WHAT THE TASK REQUIRES ::
Can you output the material exactly as written, minus any pictures it holds?

━━━

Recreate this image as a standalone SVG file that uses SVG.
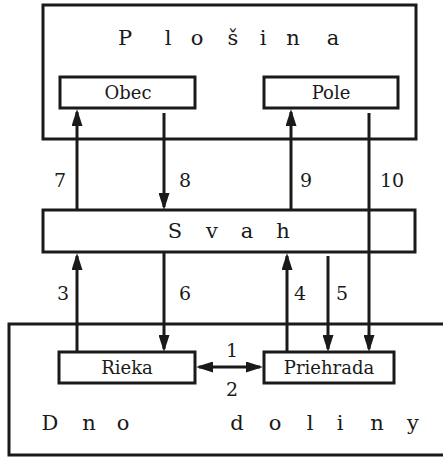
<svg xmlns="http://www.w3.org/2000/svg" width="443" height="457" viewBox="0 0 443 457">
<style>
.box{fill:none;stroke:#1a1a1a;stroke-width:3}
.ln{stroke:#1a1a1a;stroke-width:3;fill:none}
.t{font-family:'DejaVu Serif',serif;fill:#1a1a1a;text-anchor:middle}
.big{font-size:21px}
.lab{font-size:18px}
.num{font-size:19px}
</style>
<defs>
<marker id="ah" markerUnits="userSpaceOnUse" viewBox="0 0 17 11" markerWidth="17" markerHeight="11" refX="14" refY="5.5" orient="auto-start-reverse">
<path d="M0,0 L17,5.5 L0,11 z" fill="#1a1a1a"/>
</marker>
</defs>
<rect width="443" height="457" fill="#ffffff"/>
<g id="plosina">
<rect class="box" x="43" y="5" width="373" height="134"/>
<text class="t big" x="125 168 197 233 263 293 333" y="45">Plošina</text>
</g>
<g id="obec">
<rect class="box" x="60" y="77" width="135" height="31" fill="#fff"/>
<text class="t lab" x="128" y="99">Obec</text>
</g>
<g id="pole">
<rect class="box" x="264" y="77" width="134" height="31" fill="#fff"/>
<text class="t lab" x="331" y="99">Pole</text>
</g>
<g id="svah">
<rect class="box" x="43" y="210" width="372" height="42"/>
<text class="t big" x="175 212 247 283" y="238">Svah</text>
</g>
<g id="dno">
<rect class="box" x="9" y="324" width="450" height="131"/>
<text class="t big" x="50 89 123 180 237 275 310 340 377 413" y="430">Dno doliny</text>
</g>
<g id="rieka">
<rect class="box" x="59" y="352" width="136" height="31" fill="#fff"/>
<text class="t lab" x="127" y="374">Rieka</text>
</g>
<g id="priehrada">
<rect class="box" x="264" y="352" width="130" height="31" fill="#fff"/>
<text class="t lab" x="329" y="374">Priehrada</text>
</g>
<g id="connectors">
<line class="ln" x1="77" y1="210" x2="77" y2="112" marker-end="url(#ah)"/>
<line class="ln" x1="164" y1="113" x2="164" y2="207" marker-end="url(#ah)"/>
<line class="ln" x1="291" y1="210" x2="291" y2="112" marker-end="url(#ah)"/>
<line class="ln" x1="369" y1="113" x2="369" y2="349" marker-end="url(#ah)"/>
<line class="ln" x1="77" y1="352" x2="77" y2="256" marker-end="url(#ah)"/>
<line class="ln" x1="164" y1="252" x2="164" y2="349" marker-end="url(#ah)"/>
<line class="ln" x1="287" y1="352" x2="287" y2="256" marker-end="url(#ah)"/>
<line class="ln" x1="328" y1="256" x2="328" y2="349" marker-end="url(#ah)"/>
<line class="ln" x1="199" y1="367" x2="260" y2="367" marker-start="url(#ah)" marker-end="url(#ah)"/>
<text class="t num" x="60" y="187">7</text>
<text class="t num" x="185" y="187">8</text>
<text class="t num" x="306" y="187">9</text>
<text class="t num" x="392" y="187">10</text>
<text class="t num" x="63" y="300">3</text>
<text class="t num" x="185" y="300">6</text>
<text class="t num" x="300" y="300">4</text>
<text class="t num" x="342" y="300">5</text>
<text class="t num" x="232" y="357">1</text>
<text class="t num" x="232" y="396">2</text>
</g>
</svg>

━━━

ANSWER TO THE TASK ::
Recreate this image as a standalone SVG file that uses SVG.
<svg xmlns="http://www.w3.org/2000/svg" width="443" height="457" viewBox="0 0 443 457">
<style>
.box{fill:none;stroke:#1a1a1a;stroke-width:3}
.ln{stroke:#1a1a1a;stroke-width:3;fill:none}
.t{font-family:'DejaVu Serif',serif;fill:#1a1a1a;text-anchor:middle}
.big{font-size:21px}
.lab{font-size:18px}
.num{font-size:19px}
</style>
<defs>
<marker id="ah" markerUnits="userSpaceOnUse" viewBox="0 0 17 11" markerWidth="17" markerHeight="11" refX="14" refY="5.5" orient="auto-start-reverse">
<path d="M0,0 L17,5.5 L0,11 z" fill="#1a1a1a"/>
</marker>
</defs>
<rect width="443" height="457" fill="#ffffff"/>
<g id="plosina">
<rect class="box" x="43" y="5" width="373" height="134"/>
<text class="t big" x="125 168 197 233 263 293 333" y="45">Plošina</text>
</g>
<g id="obec">
<rect class="box" x="60" y="77" width="135" height="31" fill="#fff"/>
<text class="t lab" x="128" y="99">Obec</text>
</g>
<g id="pole">
<rect class="box" x="264" y="77" width="134" height="31" fill="#fff"/>
<text class="t lab" x="331" y="99">Pole</text>
</g>
<g id="svah">
<rect class="box" x="43" y="210" width="372" height="42"/>
<text class="t big" x="175 212 247 283" y="238">Svah</text>
</g>
<g id="dno">
<rect class="box" x="9" y="324" width="450" height="131"/>
<text class="t big" x="50 89 123 180 237 275 310 340 377 413" y="430">Dno doliny</text>
</g>
<g id="rieka">
<rect class="box" x="59" y="352" width="136" height="31" fill="#fff"/>
<text class="t lab" x="127" y="374">Rieka</text>
</g>
<g id="priehrada">
<rect class="box" x="264" y="352" width="130" height="31" fill="#fff"/>
<text class="t lab" x="329" y="374">Priehrada</text>
</g>
<g id="connectors">
<line class="ln" x1="77" y1="210" x2="77" y2="112" marker-end="url(#ah)"/>
<line class="ln" x1="164" y1="113" x2="164" y2="207" marker-end="url(#ah)"/>
<line class="ln" x1="291" y1="210" x2="291" y2="112" marker-end="url(#ah)"/>
<line class="ln" x1="369" y1="113" x2="369" y2="349" marker-end="url(#ah)"/>
<line class="ln" x1="77" y1="352" x2="77" y2="256" marker-end="url(#ah)"/>
<line class="ln" x1="164" y1="252" x2="164" y2="349" marker-end="url(#ah)"/>
<line class="ln" x1="287" y1="352" x2="287" y2="256" marker-end="url(#ah)"/>
<line class="ln" x1="328" y1="256" x2="328" y2="349" marker-end="url(#ah)"/>
<line class="ln" x1="199" y1="367" x2="260" y2="367" marker-start="url(#ah)" marker-end="url(#ah)"/>
<text class="t num" x="60" y="187">7</text>
<text class="t num" x="185" y="187">8</text>
<text class="t num" x="306" y="187">9</text>
<text class="t num" x="392" y="187">10</text>
<text class="t num" x="63" y="300">3</text>
<text class="t num" x="185" y="300">6</text>
<text class="t num" x="300" y="300">4</text>
<text class="t num" x="342" y="300">5</text>
<text class="t num" x="232" y="357">1</text>
<text class="t num" x="232" y="396">2</text>
</g>
</svg>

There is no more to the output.